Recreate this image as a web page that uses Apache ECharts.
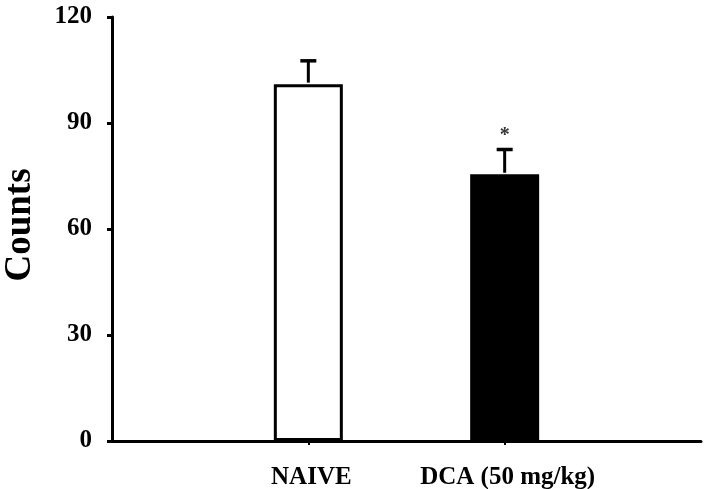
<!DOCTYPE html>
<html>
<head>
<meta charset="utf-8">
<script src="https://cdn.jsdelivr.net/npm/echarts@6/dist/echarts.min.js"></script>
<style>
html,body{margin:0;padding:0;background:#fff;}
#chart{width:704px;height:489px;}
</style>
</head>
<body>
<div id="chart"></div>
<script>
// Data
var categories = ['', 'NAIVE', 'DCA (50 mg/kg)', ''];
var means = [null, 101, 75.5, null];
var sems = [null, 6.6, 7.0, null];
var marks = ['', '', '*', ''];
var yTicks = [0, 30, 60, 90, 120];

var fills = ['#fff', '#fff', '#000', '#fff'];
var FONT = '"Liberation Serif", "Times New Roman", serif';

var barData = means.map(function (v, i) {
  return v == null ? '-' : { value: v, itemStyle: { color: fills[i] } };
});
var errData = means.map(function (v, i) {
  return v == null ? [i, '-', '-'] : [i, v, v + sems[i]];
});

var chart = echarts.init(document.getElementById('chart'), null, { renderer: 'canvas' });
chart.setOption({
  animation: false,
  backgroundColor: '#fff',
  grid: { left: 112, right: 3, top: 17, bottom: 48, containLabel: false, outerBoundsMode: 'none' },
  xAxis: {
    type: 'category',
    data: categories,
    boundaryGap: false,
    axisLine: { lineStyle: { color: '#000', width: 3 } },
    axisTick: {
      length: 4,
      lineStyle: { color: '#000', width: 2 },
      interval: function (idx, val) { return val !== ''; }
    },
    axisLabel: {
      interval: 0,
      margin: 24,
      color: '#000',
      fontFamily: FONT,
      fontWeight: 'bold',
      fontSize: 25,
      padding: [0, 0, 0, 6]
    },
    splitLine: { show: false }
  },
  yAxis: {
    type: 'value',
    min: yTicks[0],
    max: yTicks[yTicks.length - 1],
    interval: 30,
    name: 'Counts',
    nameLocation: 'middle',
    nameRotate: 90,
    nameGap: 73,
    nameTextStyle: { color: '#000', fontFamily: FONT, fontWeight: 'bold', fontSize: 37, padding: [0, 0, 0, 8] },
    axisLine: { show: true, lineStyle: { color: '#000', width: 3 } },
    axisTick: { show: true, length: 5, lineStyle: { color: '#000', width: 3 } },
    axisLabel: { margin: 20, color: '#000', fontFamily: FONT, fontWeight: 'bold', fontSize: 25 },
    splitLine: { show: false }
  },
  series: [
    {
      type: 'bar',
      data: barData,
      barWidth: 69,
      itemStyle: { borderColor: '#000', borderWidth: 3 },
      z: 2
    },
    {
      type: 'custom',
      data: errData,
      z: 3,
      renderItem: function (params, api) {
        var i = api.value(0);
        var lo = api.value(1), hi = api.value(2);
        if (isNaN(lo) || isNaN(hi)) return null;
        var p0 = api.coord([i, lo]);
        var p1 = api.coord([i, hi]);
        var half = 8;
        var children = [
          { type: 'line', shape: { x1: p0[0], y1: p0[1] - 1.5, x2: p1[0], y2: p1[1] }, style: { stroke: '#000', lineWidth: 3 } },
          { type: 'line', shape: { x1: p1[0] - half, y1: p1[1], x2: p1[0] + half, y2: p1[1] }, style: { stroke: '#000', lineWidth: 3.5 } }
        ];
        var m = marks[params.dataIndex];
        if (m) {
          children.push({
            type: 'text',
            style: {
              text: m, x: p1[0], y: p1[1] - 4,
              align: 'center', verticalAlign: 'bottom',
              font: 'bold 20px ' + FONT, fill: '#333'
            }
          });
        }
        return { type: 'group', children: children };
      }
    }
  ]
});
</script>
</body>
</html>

■ **SHORT PROBLEM**
Output the material word for word, omitting its pictures.

■ **EXERCISE RESPONSE**
Recreate this image as a web page that uses Apache ECharts.
<!DOCTYPE html>
<html>
<head>
<meta charset="utf-8">
<script src="https://cdn.jsdelivr.net/npm/echarts@6/dist/echarts.min.js"></script>
<style>
html,body{margin:0;padding:0;background:#fff;}
#chart{width:704px;height:489px;}
</style>
</head>
<body>
<div id="chart"></div>
<script>
// Data
var categories = ['', 'NAIVE', 'DCA (50 mg/kg)', ''];
var means = [null, 101, 75.5, null];
var sems = [null, 6.6, 7.0, null];
var marks = ['', '', '*', ''];
var yTicks = [0, 30, 60, 90, 120];

var fills = ['#fff', '#fff', '#000', '#fff'];
var FONT = '"Liberation Serif", "Times New Roman", serif';

var barData = means.map(function (v, i) {
  return v == null ? '-' : { value: v, itemStyle: { color: fills[i] } };
});
var errData = means.map(function (v, i) {
  return v == null ? [i, '-', '-'] : [i, v, v + sems[i]];
});

var chart = echarts.init(document.getElementById('chart'), null, { renderer: 'canvas' });
chart.setOption({
  animation: false,
  backgroundColor: '#fff',
  grid: { left: 112, right: 3, top: 17, bottom: 48, containLabel: false, outerBoundsMode: 'none' },
  xAxis: {
    type: 'category',
    data: categories,
    boundaryGap: false,
    axisLine: { lineStyle: { color: '#000', width: 3 } },
    axisTick: {
      length: 4,
      lineStyle: { color: '#000', width: 2 },
      interval: function (idx, val) { return val !== ''; }
    },
    axisLabel: {
      interval: 0,
      margin: 24,
      color: '#000',
      fontFamily: FONT,
      fontWeight: 'bold',
      fontSize: 25,
      padding: [0, 0, 0, 6]
    },
    splitLine: { show: false }
  },
  yAxis: {
    type: 'value',
    min: yTicks[0],
    max: yTicks[yTicks.length - 1],
    interval: 30,
    name: 'Counts',
    nameLocation: 'middle',
    nameRotate: 90,
    nameGap: 73,
    nameTextStyle: { color: '#000', fontFamily: FONT, fontWeight: 'bold', fontSize: 37, padding: [0, 0, 0, 8] },
    axisLine: { show: true, lineStyle: { color: '#000', width: 3 } },
    axisTick: { show: true, length: 5, lineStyle: { color: '#000', width: 3 } },
    axisLabel: { margin: 20, color: '#000', fontFamily: FONT, fontWeight: 'bold', fontSize: 25 },
    splitLine: { show: false }
  },
  series: [
    {
      type: 'bar',
      data: barData,
      barWidth: 69,
      itemStyle: { borderColor: '#000', borderWidth: 3 },
      z: 2
    },
    {
      type: 'custom',
      data: errData,
      z: 3,
      renderItem: function (params, api) {
        var i = api.value(0);
        var lo = api.value(1), hi = api.value(2);
        if (isNaN(lo) || isNaN(hi)) return null;
        var p0 = api.coord([i, lo]);
        var p1 = api.coord([i, hi]);
        var half = 8;
        var children = [
          { type: 'line', shape: { x1: p0[0], y1: p0[1] - 1.5, x2: p1[0], y2: p1[1] }, style: { stroke: '#000', lineWidth: 3 } },
          { type: 'line', shape: { x1: p1[0] - half, y1: p1[1], x2: p1[0] + half, y2: p1[1] }, style: { stroke: '#000', lineWidth: 3.5 } }
        ];
        var m = marks[params.dataIndex];
        if (m) {
          children.push({
            type: 'text',
            style: {
              text: m, x: p1[0], y: p1[1] - 4,
              align: 'center', verticalAlign: 'bottom',
              font: 'bold 20px ' + FONT, fill: '#333'
            }
          });
        }
        return { type: 'group', children: children };
      }
    }
  ]
});
</script>
</body>
</html>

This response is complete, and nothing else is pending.